Monday, July 10, 2006

Latin America rejecting socialists

A few months ago it looked like Fidel was conquering Latin America, but he suffered two large set backs in the past few weeks. Hugo Chavez, after being elected in Venezuela, called a Constitutional Assembly which closed the elected National Assembly. Then it "It also increased the presidential term of office from five to six years, allowed for two consecutive presidential terms rather than one, introduced a presidential two-term limit." How convenient for Hugo: instead of being limited to 5 years he could rule, I mean serve, for 12 years. That was just his first year in office. He has done more since to consolidate all power in himself. Chavez embraces Castro openly, saying:
"Fidel Castro's Cuba ... (had) been far more influential in Caracas than George W. Bush's mighty US"
In Peru Ollanta Humala is a leftist who ran for president, but lost last month. And last week in Mexico in a very close election the voters rejected leftist candidate Andreas Manuel Lopez Obrador, electing Felipe Calderon of the PAN political party of Vincente Fox. Dick Morris and Eileen McGann report:
The Mexican result - driven in part by strong female support for the reform party of Vicente Fox, the PAN - is a sobering indication of the intelligence of the country's impoverished electorate. While the Mexican middle class population has expanded from about one-tenth of the nation in the mid 1990s to about 40% today, more than half of the people still have incomes of less than $1,000 per month. Obrador promised these poor people an immediate increase of 20% in their incomes, as well as free gas and electricity, and a doubling of old-age pensions. But the Mexican voters listened instead to the warnings of Calderon's PAN that Obrador's policies would cause a crippling debt and a renewal of the path to self-destruction that Mexico experienced in the 70's and 80's which led to the peso collapse in the 1990s.
And they say that much credit belongs to President Fox who combined social programs with a tiny touch of capitalism.
But the real lesson of the election is the success of the way President Fox - who boasts a 60% job approval that Bush can only envy - used Mexico's oil wealth to begin to lift his country up out of poverty.
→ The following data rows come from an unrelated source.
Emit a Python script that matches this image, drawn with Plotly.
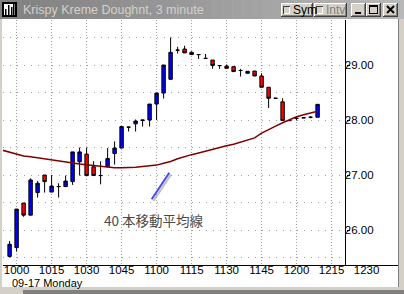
import plotly.graph_objects as go
import pandas as pd

# ---------------- data ----------------
title_text = "Krispy Kreme Doughnt, 3 minute"
session_date = "2001-09-17"
date_label = "09-17 Monday"
ma_label = "40 本移動平均線"

bar_times = ["09:57", "10:00", "10:03", "10:06", "10:09", "10:12", "10:15", "10:18", "10:21",
             "10:24", "10:27", "10:30", "10:33", "10:36", "10:39", "10:42", "10:45", "10:48",
             "10:51", "10:54", "10:57", "11:00", "11:03", "11:06", "11:09", "11:12", "11:15",
             "11:18", "11:21", "11:24", "11:27", "11:30", "11:33", "11:36", "11:39", "11:42",
             "11:45", "11:48", "11:51", "11:54", "11:57", "12:00", "12:03", "12:06", "12:09"]

opens = [25.52, 25.68, 26.49, 26.27, 26.68, 27.00, 26.69, 26.79, 26.79, 26.88,
         27.24, 27.38, 27.15, 26.99, 27.15, 27.39, 27.49, 27.87, 27.93, 27.99,
         28.00, 28.29, 28.49, 28.74, 29.27, 29.29, 29.23, 29.19, 29.12, 29.09,
         28.99, 28.98, 28.97, 28.90, 28.85, 28.89, 28.80, 28.595, 28.395, 28.33,
         27.99, 28.03, 28.04, 28.05, 28.05]
highs = [25.80, 26.38, 26.49, 26.94, 26.89, 27.00, 27.00, 26.85, 26.99, 27.42,
         27.50, 27.50, 27.25, 27.25, 27.49, 27.61, 27.88, 27.87, 28.01, 28.00,
         28.29, 28.49, 29.00, 29.50, 29.33, 29.35, 29.25, 29.19, 29.20, 29.09,
         28.99, 29.01, 28.97, 28.93, 28.89, 28.89, 28.85, 28.595, 28.395, 28.395,
         27.99, 28.07, 28.05, 28.07, 28.29]
lows = [25.50, 25.61, 26.24, 26.27, 26.59, 26.68, 26.69, 26.59, 26.78, 26.82,
        26.99, 26.99, 26.99, 26.83, 27.15, 27.19, 27.49, 27.79, 27.79, 27.88,
        27.88, 28.00, 28.39, 28.74, 29.21, 29.22, 29.19, 29.11, 29.12, 28.93,
        28.93, 28.94, 28.88, 28.79, 28.85, 28.80, 28.595, 28.22, 28.395, 27.99,
        27.99, 27.99, 28.04, 28.03, 28.05]
closes = [25.74, 26.38, 26.27, 26.91, 26.85, 26.88, 26.80, 26.79, 26.89, 27.42,
          27.42, 26.99, 26.99, 26.99, 27.30, 27.49, 27.88, 27.87, 27.98, 28.00,
          28.29, 28.49, 29.00, 29.23, 29.27, 29.22, 29.19, 29.19, 29.12, 28.99,
          28.99, 28.94, 28.88, 28.90, 28.885, 28.80, 28.595, 28.395, 28.395, 27.99,
          27.99, 28.03, 28.04, 28.05, 28.285]

ma_times = ["09:54"] + bar_times
ma40 = [27.45, 27.415, 27.38, 27.345, 27.33, 27.31, 27.29, 27.27, 27.25, 27.23,
        27.22, 27.20, 27.185, 27.17, 27.15, 27.14, 27.13, 27.13, 27.13, 27.14,
        27.155, 27.17, 27.18, 27.215, 27.245, 27.295, 27.335, 27.37, 27.40, 27.435,
        27.46, 27.495, 27.53, 27.56, 27.60, 27.64, 27.675, 27.76, 27.83, 27.89,
        27.95, 28.01, 28.06, 28.095, 28.13, 28.16]

x_tick_times = ["10:00", "10:15", "10:30", "10:45", "11:00", "11:15", "11:30",
                "11:45", "12:00", "12:15", "12:30"]
x_tick_labels = ["1000", "1015", "1030", "1045", "1100", "1115", "1130",
                 "1145", "1200", "1215", "1230"]
y_tick_vals = [26, 27, 28, 29]
y_tick_labels = ["26.00", "27.00", "28.00", "29.00"]

# ---------------- geometry (pixels) ----------------
W, H = 404, 294
PL, PR, PT, PB = 3, 398, 20, 265      # plot area (axis line at PB)
PANEL = 345                            # price panel divider
BAR0_PX, BAR_PITCH, BAR_MIN = 9.6, 7.0, 3.0
BASE = pd.Timestamp(session_date + " 09:57")
PX_28, PX_PER_DOLLAR = 120.0, 55.0


def ts(t):
    return session_date + " " + t


def time_at(p):
    return str(BASE + pd.Timedelta(minutes=(p - BAR0_PX) / BAR_PITCH * BAR_MIN))


def price_at(y):
    return 28 + (PX_28 - y) / PX_PER_DOLLAR


def fx(x):
    return x / W


def fy(y):
    return 1 - y / H


shapes = []


def rect(x0, y0, x1, y1, fill, layer="above", line=None, lw=0):
    shapes.append(dict(type="rect", xref="paper", yref="paper",
                       x0=fx(x0), x1=fx(x1), y0=fy(y1), y1=fy(y0),
                       fillcolor=fill, layer=layer,
                       line=dict(color=line or fill, width=lw)))


def seg(x0, y0, x1, y1, color, w=1, layer="above"):
    shapes.append(dict(type="line", xref="paper", yref="paper",
                       x0=fx(x0), x1=fx(x1), y0=fy(y0), y1=fy(y1),
                       layer=layer, line=dict(color=color, width=w)))


# ---------------- traces ----------------
fig = go.Figure()
fig.add_trace(go.Candlestick(
    x=[ts(t) for t in bar_times], open=opens, high=highs, low=lows, close=closes,
    increasing=dict(line=dict(color="black", width=1), fillcolor="#0000ff"),
    decreasing=dict(line=dict(color="black", width=1), fillcolor="#ff0000"),
    whiskerwidth=0, hoverinfo="skip", showlegend=False))
fig.add_trace(go.Scatter(
    x=[ts(t) for t in ma_times], y=ma40, mode="lines",
    line=dict(color="#800000", width=1.5), hoverinfo="skip", showlegend=False))

# mask grid inside price panel
shapes.append(dict(type="rect", xref="x", yref="y",
                   x0=time_at(PANEL + 0.5), x1=time_at(PR + 2),
                   y0=price_at(PB - 0.5), y1=price_at(PT - 2),
                   fillcolor="white", line=dict(width=0), layer="between"))

# ---------------- window chrome ----------------
# title bar gradient (inactive)
n = 40
for k in range(n):
    c0, c1 = (0x80, 0x80, 0x80), (0xb8, 0xb8, 0xb8)
    f = k / (n - 1)
    col = "rgb(%d,%d,%d)" % tuple(int(a + (b - a) * f) for a, b in zip(c0, c1))
    rect(k * W / n, 0, (k + 1) * W / n + 0.5, 19, col)
# frame borders
rect(0, 19, 2, H, "#d4d0c8")
rect(398, 19, W, H, "#d4d0c8")
seg(398.5, 19, 398.5, 287, "#808080")
rect(0, 287, W, 290, "#d4d0c8")
rect(23, 290, W, H, "#808080")
rect(0, 290, 23, H, "#d4d0c8")

# icon
rect(2, 2, 17, 17, "black")
rect(4, 4, 15, 15, "white")
for bx, top in [(5, 9), (8, 5), (11, 7), (13, 4)]:
    rect(bx, top, bx + 1.5, 15, "black")


def button(x0, y0, x1, y1):
    rect(x0, y0, x1, y1, "#404040")
    rect(x0, y0, x1 - 1, y1 - 1, "white")
    rect(x0 + 1, y0 + 1, x1 - 1, y1 - 1, "#808080")
    rect(x0 + 1, y0 + 1, x1 - 2, y1 - 2, "#d4d0c8")


button(281, 3, 313, 17)
button(314, 3, 347, 17)
button(351, 3, 366, 17)
button(366, 3, 381, 17)
button(383, 3, 398, 17)
# checkbox squares in Sym / Intv
for cx in (283, 316):
    rect(cx, 6, cx + 7, 14, "#404040")
    rect(cx + 1, 7, cx + 7, 14, "white")
    rect(cx + 1, 7, cx + 6, 13, "#d4d0c8")
# minimize
rect(355, 12, 361, 14, "black")
# maximize
rect(369, 5, 378, 14, "black")
rect(370, 7, 377, 13, "#d4d0c8")
# close
seg(387, 6, 394, 13, "black", 2)
seg(394, 6, 387, 13, "black", 2)

# price panel divider
seg(PANEL + 0.5, PT, PANEL + 0.5, PB, "black", 1)

# MA pointer line with shadow
seg(153.5, 201, 171, 174.5, "rgba(150,150,150,0.6)", 2)
seg(151.7, 199.3, 169.3, 172.7, "#4848f0", 2)

annotations = [
    dict(text=title_text, x=fx(21), y=fy(10), xref="paper", yref="paper",
         xanchor="left", yanchor="middle", showarrow=False,
         font=dict(family="Liberation Sans", size=12.5, color="#d4d0c8")),
    dict(text="Sym", x=fx(291), y=fy(10.5), xref="paper", yref="paper",
         xanchor="left", yanchor="middle", showarrow=False,
         font=dict(family="Liberation Sans", size=12, color="black")),
    dict(text="Intv", x=fx(324), y=fy(10.5), xref="paper", yref="paper",
         xanchor="left", yanchor="middle", showarrow=False,
         font=dict(family="Liberation Sans", size=12, color="#808080")),
    dict(text=ma_label, x=fx(102), y=fy(220), xref="paper", yref="paper",
         xanchor="left", yanchor="middle", showarrow=False,
         font=dict(family="Noto Sans CJK JP", size=13.5, color="#4a4a4a")),
    dict(text=date_label, x=fx(10), y=fy(282.5), xref="paper", yref="paper",
         xanchor="left", yanchor="middle", showarrow=False,
         font=dict(family="Liberation Sans", size=11, color="black")),
]

fig.update_layout(
    width=W, height=H, margin=dict(l=0, r=0, t=0, b=0),
    paper_bgcolor="white", plot_bgcolor="white",
    showlegend=False, hovermode=False,
    shapes=shapes, annotations=annotations,
    xaxis=dict(
        type="date", domain=[fx(PL), fx(PR)],
        range=[time_at(PL), time_at(PR)],
        tickmode="array", tickvals=[ts(t) for t in x_tick_times], ticktext=x_tick_labels,
        showgrid=True, gridcolor="#a0a0a0", griddash="1px,2px", gridwidth=1,
        showline=True, linecolor="black", linewidth=1, ticks="",
        ticklabelstandoff=-6,
        tickfont=dict(family="Liberation Sans", size=11.5, color="black"),
        zeroline=False, rangeslider=dict(visible=False), fixedrange=True, anchor="y"),
    yaxis=dict(
        domain=[fy(PB), fy(PT)], range=[price_at(PB), price_at(PT)],
        anchor="free", position=fx(PANEL + 0.5), side="right",
        tickmode="array", tickvals=y_tick_vals, ticktext=y_tick_labels,
        showgrid=True, gridcolor="#a0a0a0", griddash="1px,6px", gridwidth=1,
        minor=dict(tickmode="linear", tick0=0, dtick=0.5, showgrid=True,
                   gridcolor="#a0a0a0", griddash="1px,6px", ticks=""),
        showline=False, ticks="outside", ticklen=3, tickcolor="black",
        ticklabelstandoff=-7,
        tickfont=dict(family="Liberation Sans", size=11.5, color="black"),
        zeroline=False, fixedrange=True),
)

fig.write_html("out.html")
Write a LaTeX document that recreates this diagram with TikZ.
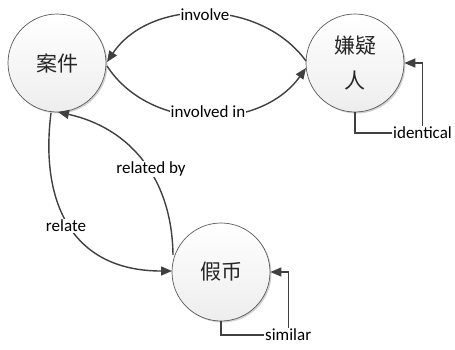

With the substantially increased additional national revenues, Fox created successful programs to invest in people, education, and the economy. He began by offering free health insurance to more than a third of the Mexican people who had no coverage at all. His Opportunity program extends micro loans to fledgling small businesses. He vastly expanded scholarship programs and helped to subsidize poor families to allow them to send their children away from the fields and factories and into the schools each day. It was by this merger of free market capitalism combined with vigorous social welfare policies that Fox was able to blunt the leftist offensive. The lesson of Mexico is that wealth will, indeed, trickle down, if it is irrigated and encouraged to do so by well conceived public policies.
And this can work elsewhere:
But the Mexico result shows that sound, solid economic growth, coupled with public education and good social policies, may offer an alternative that could yet save this continent from another round of boom-and-bust. Without such policies, we will soon be facing more Castros and Chavezes in the rest of our hemisphere.